I once saw a kid about seven years old wearing a Kraftwerk T-shirt. It was the blue Autobahn album cover design. It was a child sized shirt. Who decided they should make Kraftwerk shirts in kid sizes?
Take that Tangerine Dream!
I’m pretty sure you’ve never visited the Tangerine Dream Store in Berlin.
Tell us more…
Maybe this is a clue. I’ve become a little obsessed by this CBeebies show “Nick Cope’s Popcast”. It’s a series of little songs for children presented by Nick Cope who was in the Candyskins in the 90s (nope never heard of them before this). The songs are all brilliant and Nick is a warm, engaging presenter. This is Ralph The Rusty Robot. Be prepared to be earwormed should you press play. As someone here once said. I can’t believe it’s not Hutter…

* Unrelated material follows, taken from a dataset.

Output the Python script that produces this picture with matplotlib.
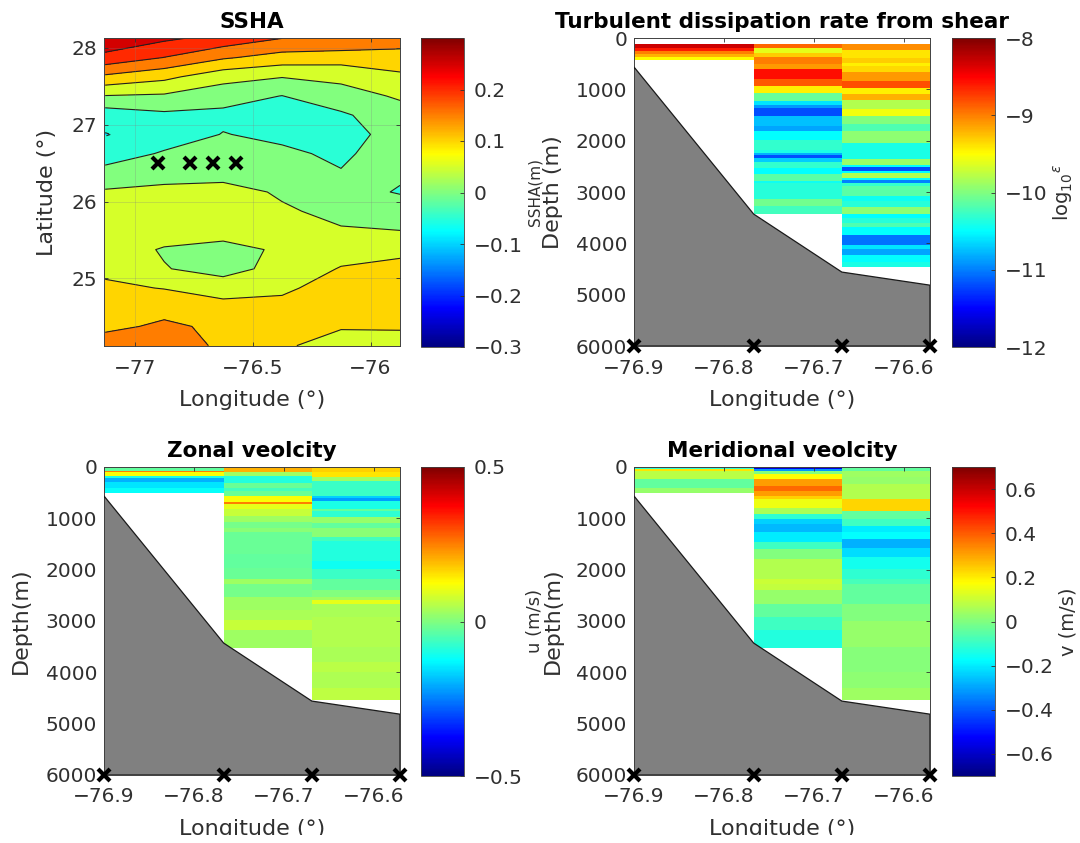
import numpy as np
import matplotlib
matplotlib.use("Agg")
import matplotlib.pyplot as plt
from matplotlib.cm import ScalarMappable
from matplotlib.colors import Normalize, LinearSegmentedColormap
from matplotlib.patches import Rectangle

plt.rcParams['font.family'] = ['DejaVu Sans']
plt.rcParams['mathtext.fontset'] = 'dejavusans'

# ---------- data ----------
grid_lon = [-77.125, -76.875, -76.625, -76.375, -76.125, -75.875]
grid_lat = [24.125, 24.375, 24.625, 24.875, 25.125, 25.375, 25.625, 25.875, 26.125,
            26.375, 26.625, 26.875, 27.125, 27.375, 27.625, 27.875, 28.125]
ssha_w1 = [.175, .139, .13, .11, .088, .08, .07, .06, .055, .02, -.03, -.052, -.03, .048, .14, .235, .289]
ssha_w2 = [.18, .158, .135, .098, .053, .045, .08, .07, .063, .03, .006, -.03, -.01, .043, .113, .199, .259]
ssha_w3 = [.14, .141, .115, .08, .029, .034, .07, .07, .065, .035, .017, .002, -.012, .02, .068, .156, .233]
ssha_w4 = [.105, .11, .108, .095, .069, .057, .065, .055, .045, .03, .01, -.012, -.025, -.001, .052, .13, .2]
ssha_w5 = [.085, .103, .113, .112, .103, .08, .053, .04, .025, .003, -.01, -.025, -.01, .04, .056, .127, .19]
ssha_w6 = [.08, .105, .115, .118, .118, .085, .05, .037, -.005, .0095, .03, .025, .04, .053, .09, .13, .174]
ssha_levels = [-.1, -.05, 0, .05, .1, .15, .2, .25, .3]

station_lon = [-76.9, -76.767, -76.669, -76.571]
station_lat = [26.5, 26.5, 26.5, 26.5]
bottom_depth = [565, 3430, 4560, 4815]

eps1_z = [125, 190, 250, 310, 370, 430]
eps1_v = [-8.3, -8.6, -9.0, -9.2, -9.5]
eps2_z = [123, 190, 300, 370, 510, 600, 800, 940, 1080, 1230, 1300, 1360, 1510, 1720, 1810, 1980, 2183,
          2235, 2280, 2345, 2425, 2530, 2640, 2780, 2830, 3145, 3275, 3420]
eps2_v = [-8.9, -9.6, -9.3, -9.0, -9.1, -8.55, -8.85, -9.45, -10.1, -10.6, -10.9, -11.2, -10.75, -10.85, -10.5, -10.3,
          -10.4, -10.8, -11.2, -10.7, -10.3, -10.5, -10.15, -10.45, -10.35, -10.05, -10.25]
eps3_z = [125, 235, 385, 480, 545, 660, 840, 970, 1100, 1210, 1380, 1510, 1685, 1810, 2040, 2360, 2475, 2520, 2590,
          2625, 2725, 2770, 2830, 2885, 3080, 3170, 3300, 3420, 3515, 3610, 3690, 3840, 4035, 4115, 4230, 4360, 4460]
eps3_v = [-9.05, -9.4, -9.3, -9.45, -9.35, -9.1, -8.8, -9.45, -9.2, -9.8, -9.55, -10, -10.2, -9.95, -10.4, -9.9,
          -10.5, -11.2, -10.5, -9.8, -10.5, -11.0, -10.3, -10.15, -10.45, -10.35, -9.95, -10.5, -10.35, -10.2,
          -10.5, -11.05, -10.6, -10.85, -10.5, -10.4]

u1_z = [0, 72, 92, 185, 215, 300, 410, 510]
u1_v = [-.03, .25, .12, -.1, -.2, -.15, -.12]
u2_z = [0, 105, 170, 320, 410, 460, 560, 690, 720, 820, 950, 1080, 1180, 1275, 1700, 1960, 2185, 2280,
        2530, 2790, 2985, 3180, 3530]
u2_v = [.2, .03, -.09, -.02, -.06, -.02, .12, .25, .1, .07, .03, -.01, .01, -.02, -.03, -.02, .03,
        -.01, .03, .04, .07, .03]
u3_z = [0, 105, 200, 280, 560, 610, 660, 820, 865, 970, 1100, 1180, 1370, 1450, 1830, 1990, 2185, 2280,
        2400, 2530, 2595, 2670, 2920, 3500, 3800, 4000, 4300, 4530]
u3_v = [.17, .15, .03, -.07, -.17, -.22, -.1, -.03, -.08, .02, -.03, .01, -.06, -.09, -.11, -.07, -.03,
        -.03, 0, .03, .1, .04, .05, .04, .055, .045, .06]

v1_z = [0, 40, 85, 235, 400, 510]
v1_v = [-.11, .21, .08, -.04, .03]
v2_z = [0, 40, 85, 140, 235, 365, 460, 560, 625, 790, 920, 1015, 1110, 1275, 1470, 1600, 1795, 2185, 2280,
        2400, 2660, 2920, 3180, 3530]
v2_v = [-.56, -.32, 0, .17, .31, .38, .31, .24, .15, .06, -.11, -.24, -.27, -.2, -.09, 0, .07, .1,
        .09, .03, -.04, -.09, -.13]
v3_z = [0, 85, 200, 330, 625, 850, 1015, 1145, 1275, 1405, 1570, 1760, 1990, 2185, 2280, 2660, 3000, 3500, 4000,
        4300, 4530]
v3_v = [-.04, .04, .03, .07, .23, -.04, -.09, -.2, -.17, -.28, -.22, -.15, -.11, -.08, -.04, 0, .03, .01, .02, .04]

ssha_cbar_ticks = [-.3, -.2, -.1, 0, .1, .2]
ssha_cbar_labels = ['\u22120.3', '\u22120.2', '\u22120.1', '0', '0.1', '0.2']
eps_cbar_ticks = [-12, -11, -10, -9, -8]
eps_cbar_labels = ['\u221212', '\u221211', '\u221210', '\u22129', '\u22128']
u_cbar_ticks = [-.5, 0, .5]
u_cbar_labels = ['\u22120.5', '0', '0.5']
v_cbar_ticks = [-.6, -.4, -.2, 0, .2, .4, .6]
v_cbar_labels = ['\u22120.6', '\u22120.4', '\u22120.2', '0', '0.2', '0.4', '0.6']
section_lon_ticks = [-76.9, -76.8, -76.7, -76.6]
section_lon_labels = ['\u221276.9', '\u221276.8', '\u221276.7', '\u221276.6']
depth_ticks = [0, 1000, 2000, 3000, 4000, 5000, 6000]

# ---------- layout ----------
W, H = 1080, 843
fig = plt.figure(figsize=(W / 100, H / 100), dpi=100, facecolor='white')
TXT = '#303030'
TICK_FS = 14.5
LAB_FS = 16
TITLE_FS = 15.5

# MATLAB-style jet
mjet = LinearSegmentedColormap('mjet', {
    'red':   [(0, 0, 0), (.375, 0, 0), (.625, 1, 1), (.875, 1, 1), (1, .5, .5)],
    'green': [(0, 0, 0), (.125, 0, 0), (.375, 1, 1), (.625, 1, 1), (.875, 0, 0), (1, 0, 0)],
    'blue':  [(0, .5, .5), (.125, 1, 1), (.375, 1, 1), (.625, 0, 0), (1, 0, 0)],
}, N=256)


def px_axes(x0, y0, x1, y1):
    return fig.add_axes([x0 / W, 1 - y1 / H, (x1 - x0) / W, (y1 - y0) / H])


def style(ax):
    ax.tick_params(direction='in', length=3, width=0.6, colors=TXT, labelsize=TICK_FS,
                   top=True, right=True, pad=5)
    ax.tick_params(axis='x', pad=9)
    for s in ax.spines.values():
        s.set_linewidth(0.7)
        s.set_color('#404040')


def colorbar(x0, y0, vmin, vmax, ticks, labels, label=None, label_x=None):
    cax = px_axes(x0, y0, x0 + 43, y0 + 309)
    sm = ScalarMappable(norm=Normalize(vmin, vmax), cmap=mjet)
    cb = fig.colorbar(sm, cax=cax)
    cb.set_ticks(ticks, labels=labels)
    cax.tick_params(direction='in', length=3, width=0.6, colors=TXT, labelsize=TICK_FS, pad=7)
    cb.outline.set_linewidth(0.6)
    cb.outline.set_edgecolor('#404040')
    if label:
        cax.text((label_x - x0) / 43, 0.5, label, transform=cax.transAxes, rotation=90, ha='center',
                 va='center', fontsize=14, color=TXT)


def section(x0, y0, columns, vmin, vmax, title, ylab, ylab_x, extra=None, extra_fs=11):
    ax = px_axes(x0, y0, x0 + 296, y0 + 308)
    for i, (z, val) in enumerate(columns):
        ax.pcolormesh([station_lon[i], station_lon[i + 1]], z, np.array(val)[:, None],
                      cmap=mjet, vmin=vmin, vmax=vmax, shading='flat', linewidth=0, antialiased=False)
    xs = station_lon + [station_lon[-1], station_lon[0]]
    ys = bottom_depth + [6000, 6000]
    ax.fill(xs, ys, facecolor='#808080', edgecolor='#1a1a1a', linewidth=0.9, zorder=3)
    ax.plot(station_lon, [6000] * 4, 'x', color='k', ms=8.5, mew=3, clip_on=False, zorder=5)
    ax.set_xlim(station_lon[0], station_lon[-1])
    ax.set_ylim(6000, 0)
    ax.set_xticks(section_lon_ticks, labels=section_lon_labels)
    ax.set_yticks(depth_ticks)
    style(ax)
    ax.set_title(title, fontsize=TITLE_FS, fontweight='bold', color='k', pad=7)
    ax.set_xlabel('Longitude (\u00b0)', fontsize=LAB_FS, color=TXT, va='center')
    ax.xaxis.set_label_coords(0.5, -(400 - 346) / 308)
    ax.set_ylabel(ylab, fontsize=LAB_FS, color=TXT, va='center')
    ax.yaxis.set_label_coords((ylab_x - x0) / 296, 0.5)
    if extra:
        ax.text((535 - x0) / 296, 0.5, extra, transform=ax.transAxes, rotation=90, ha='center',
                va='center', fontsize=extra_fs, color=TXT, clip_on=False)
    return ax


# ---------- SSHA map ----------
ax1 = px_axes(104, 38, 400, 346)
ssha = np.column_stack([ssha_w1, ssha_w2, ssha_w3, ssha_w4, ssha_w5, ssha_w6])
ssha_norm = Normalize(-0.3, 0.3)
ax1.contourf(grid_lon, grid_lat, ssha, levels=ssha_levels,
             colors=[mjet(ssha_norm(l)) for l in ssha_levels[:-1]])
ax1.contour(grid_lon, grid_lat, ssha, levels=ssha_levels, colors='#202020', linewidths=0.8)
ax1.plot(station_lon, station_lat, 'x', color='k', ms=8.5, mew=3, zorder=5)
ax1.set_xlim(-77.13, -75.875)
ax1.set_ylim(24.12, 28.13)
ax1.set_xticks([-77, -76.5, -76], labels=['\u221277', '\u221276.5', '\u221276'])
ax1.set_yticks([25, 26, 27, 28])
ax1.grid(True, color='#808080', alpha=0.3, linewidth=0.6)
ax1.set_axisbelow(False)
style(ax1)
ax1.set_title('SSHA', fontsize=TITLE_FS, fontweight='bold', color='k', pad=7)
ax1.set_xlabel('Longitude (\u00b0)', fontsize=LAB_FS, color=TXT, va='center')
ax1.xaxis.set_label_coords(0.5, -(400 - 346) / 308)
ax1.set_ylabel('Latitude (\u00b0)', fontsize=LAB_FS, color=TXT, va='center')
ax1.yaxis.set_label_coords((47 - 104) / 296, 0.5)
colorbar(421, 38, -0.3, 0.3, ssha_cbar_ticks, ssha_cbar_labels)

# ---------- sections ----------
section(634, 38, [(eps1_z, eps1_v), (eps2_z, eps2_v), (eps3_z, eps3_v)], -12, -8,
        'Turbulent dissipation rate from shear', 'Depth (m)', 553, extra='SSHA(m)', extra_fs=11)
colorbar(952, 38, -12, -8, eps_cbar_ticks, eps_cbar_labels,
         label=r'$\mathrm{log}_{10}{}^{\epsilon}$', label_x=1063)

section(104, 467, [(u1_z, u1_v), (u2_z, u2_v), (u3_z, u3_v)], -0.5, 0.5,
        'Zonal veolcity', 'Depth(m)', 21)
colorbar(421, 467, -0.5, 0.5, u_cbar_ticks, u_cbar_labels)

section(634, 467, [(v1_z, v1_v), (v2_z, v2_v), (v3_z, v3_v)], -0.7, 0.7,
        'Meridional veolcity', 'Depth(m)', 553, extra='u (m/s)', extra_fs=13)
colorbar(952, 467, -0.7, 0.7, v_cbar_ticks, v_cbar_labels, label='v (m/s)', label_x=1068)

# the source picture is cropped just under the lower axis labels
fig.add_artist(Rectangle((0, 0), 1, (H - 835) / H, transform=fig.transFigure,
                         facecolor='white', edgecolor='none', zorder=20))

fig.savefig('out.png', dpi=100)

The Dream are coming to Nalen in Stockholm in a few weeks time.
https://www.nalen.com/konsert/2022/tangerine-dream/
A fine band and I am a little tempted…
BUT
When it comes to a combination of idiosyncratic music, highly memorable fashion identity and the ability to put on a stunning show, the Bots win every time.
Rather like chalk and cheese I would say. Kraftwerk abandoned the kind of progressive approach for something radically new whereas TD didn’t and ploughed that narrow furrow for all it’s worth, heading into more naff, pretty territory you might call muzak, which was rather bad. Rubicon is all I’ve needed of theirs. Groove plus experimentation in harmony. Kraftwerk have a fresh modernism and are really more pop.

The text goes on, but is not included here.